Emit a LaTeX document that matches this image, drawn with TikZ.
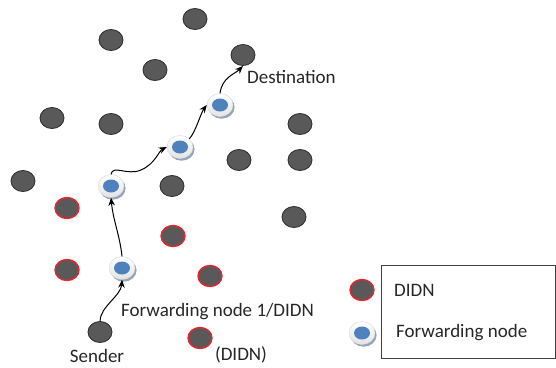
\documentclass[tikz,border=0pt]{standalone}
\usepackage{fontspec}
\setmainfont{Carlito}
\usetikzlibrary{shapes.geometric,arrows.meta,shadows}
\definecolor{nodegray}{HTML}{595959}
\definecolor{nodeedge}{HTML}{333333}
\definecolor{didnred}{HTML}{E8262B}
\definecolor{fwdblue}{HTML}{4F81BD}
\definecolor{fwdshadow}{HTML}{8494AA}
\tikzset{
  plain/.style={ellipse, minimum width=24pt, minimum height=21pt, inner sep=0pt,
    fill=nodegray, draw=nodeedge, line width=0.9pt},
  didn/.style={plain, draw=didnred, line width=1.4pt},
  fwd/.style={ellipse, minimum width=26pt, minimum height=23pt, inner sep=0pt,
    top color=white, bottom color=gray!22, draw=gray!30, line width=0.4pt,
    drop shadow={shadow xshift=1.6pt, shadow yshift=-2.2pt, fill=fwdshadow, opacity=0.85},
    path picture={\fill[fwdblue] (path picture bounding box.center) ellipse (8pt and 6.5pt);}},
  hop/.style={-{Stealth[length=8pt,width=6.5pt]}, line width=1pt, black},
  lbl/.style={inner sep=0pt, font=\fontsize{19}{22}\selectfont, text=black!85},
}
\begin{document}
\begin{tikzpicture}[x=1pt,y=-1pt]
\useasboundingbox (0,0) rectangle (556,367);

% ordinary nodes
\node[plain] (g1) at (195,19) {};
\node[plain] (g2) at (111,40) {};
\node[plain] (g3) at (155,70) {};
\node[plain] (dest) at (243,55) {};
\node[plain] (g4) at (52,118) {};
\node[plain] (g5) at (111,124) {};
\node[plain] (g6) at (300,124) {};
\node[plain] (g7) at (239,160) {};
\node[plain] (g8) at (300,160) {};
\node[plain] (g9) at (23,181) {};
\node[plain] (g10) at (172,186) {};
\node[plain] (g11) at (294,217) {};
\node[plain] (send) at (100,332) {};

% DIDN nodes
\node[didn] (d1) at (67,208) {};
\node[didn] (d2) at (173,236) {};
\node[didn] (d3) at (67,270) {};
\node[didn] (d4) at (210,276) {};
\node[didn] (d5) at (200,338) {};

% forwarding nodes
\node[fwd] (f1) at (122,268) {};
\node[fwd] (f2) at (111,186) {};
\node[fwd] (f3) at (180,147) {};
\node[fwd] (f4) at (220,105) {};

% route from sender to destination
\draw[hop] (send.north) .. controls +(0,-14) and +(-1,16) .. (f1.south);
\draw[hop] (f1.north) .. controls +(-2,-20) and +(2,22) .. (f2.south);
\draw[hop] (f2.north) .. controls +(2,-10) and +(-14,6) .. (141,170)
  .. controls +(14,-6) and +(-8,4) .. (f3.west);
\draw[hop] (f3.north east) .. controls +(6,-6) and +(-6,8) .. (f4.west);
\draw[hop] (f4.north) .. controls +(2,-16) and +(-8,8) .. (dest.south);

% labels
\node[lbl, anchor=west] (tdest) at (247,77) {Destination};
\node[lbl, anchor=west] (tfwd) at (121,312) {Forwarding node 1/DIDN};
\node[lbl] (tsend) at (97,356) {Sender};
\node[lbl] (tdidn) at (241,355) {(DIDN)};

% legend
\node[draw=black!75, line width=0.8pt, minimum width=174pt, minimum height=93pt, inner sep=0pt]
  (legend) at (468,311.5) {};
\node[didn] (ld) at (362,290) {};
\node[fwd] (lf) at (362,333) {};
\node[lbl, anchor=west] (ltd) at (394,290) {DIDN};
\node[lbl, anchor=west] (ltf) at (396,333) {Forwarding node};
\end{tikzpicture}
\end{document}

* Written request *
Write out the material above once more, exactly as it reads, with no pictures.

* Exercise output *
Emit a LaTeX document that matches this image, drawn with TikZ.
\documentclass[tikz,border=0pt]{standalone}
\usepackage{fontspec}
\setmainfont{Carlito}
\usetikzlibrary{shapes.geometric,arrows.meta,shadows}
\definecolor{nodegray}{HTML}{595959}
\definecolor{nodeedge}{HTML}{333333}
\definecolor{didnred}{HTML}{E8262B}
\definecolor{fwdblue}{HTML}{4F81BD}
\definecolor{fwdshadow}{HTML}{8494AA}
\tikzset{
  plain/.style={ellipse, minimum width=24pt, minimum height=21pt, inner sep=0pt,
    fill=nodegray, draw=nodeedge, line width=0.9pt},
  didn/.style={plain, draw=didnred, line width=1.4pt},
  fwd/.style={ellipse, minimum width=26pt, minimum height=23pt, inner sep=0pt,
    top color=white, bottom color=gray!22, draw=gray!30, line width=0.4pt,
    drop shadow={shadow xshift=1.6pt, shadow yshift=-2.2pt, fill=fwdshadow, opacity=0.85},
    path picture={\fill[fwdblue] (path picture bounding box.center) ellipse (8pt and 6.5pt);}},
  hop/.style={-{Stealth[length=8pt,width=6.5pt]}, line width=1pt, black},
  lbl/.style={inner sep=0pt, font=\fontsize{19}{22}\selectfont, text=black!85},
}
\begin{document}
\begin{tikzpicture}[x=1pt,y=-1pt]
\useasboundingbox (0,0) rectangle (556,367);

% ordinary nodes
\node[plain] (g1) at (195,19) {};
\node[plain] (g2) at (111,40) {};
\node[plain] (g3) at (155,70) {};
\node[plain] (dest) at (243,55) {};
\node[plain] (g4) at (52,118) {};
\node[plain] (g5) at (111,124) {};
\node[plain] (g6) at (300,124) {};
\node[plain] (g7) at (239,160) {};
\node[plain] (g8) at (300,160) {};
\node[plain] (g9) at (23,181) {};
\node[plain] (g10) at (172,186) {};
\node[plain] (g11) at (294,217) {};
\node[plain] (send) at (100,332) {};

% DIDN nodes
\node[didn] (d1) at (67,208) {};
\node[didn] (d2) at (173,236) {};
\node[didn] (d3) at (67,270) {};
\node[didn] (d4) at (210,276) {};
\node[didn] (d5) at (200,338) {};

% forwarding nodes
\node[fwd] (f1) at (122,268) {};
\node[fwd] (f2) at (111,186) {};
\node[fwd] (f3) at (180,147) {};
\node[fwd] (f4) at (220,105) {};

% route from sender to destination
\draw[hop] (send.north) .. controls +(0,-14) and +(-1,16) .. (f1.south);
\draw[hop] (f1.north) .. controls +(-2,-20) and +(2,22) .. (f2.south);
\draw[hop] (f2.north) .. controls +(2,-10) and +(-14,6) .. (141,170)
  .. controls +(14,-6) and +(-8,4) .. (f3.west);
\draw[hop] (f3.north east) .. controls +(6,-6) and +(-6,8) .. (f4.west);
\draw[hop] (f4.north) .. controls +(2,-16) and +(-8,8) .. (dest.south);

% labels
\node[lbl, anchor=west] (tdest) at (247,77) {Destination};
\node[lbl, anchor=west] (tfwd) at (121,312) {Forwarding node 1/DIDN};
\node[lbl] (tsend) at (97,356) {Sender};
\node[lbl] (tdidn) at (241,355) {(DIDN)};

% legend
\node[draw=black!75, line width=0.8pt, minimum width=174pt, minimum height=93pt, inner sep=0pt]
  (legend) at (468,311.5) {};
\node[didn] (ld) at (362,290) {};
\node[fwd] (lf) at (362,333) {};
\node[lbl, anchor=west] (ltd) at (394,290) {DIDN};
\node[lbl, anchor=west] (ltf) at (396,333) {Forwarding node};
\end{tikzpicture}
\end{document}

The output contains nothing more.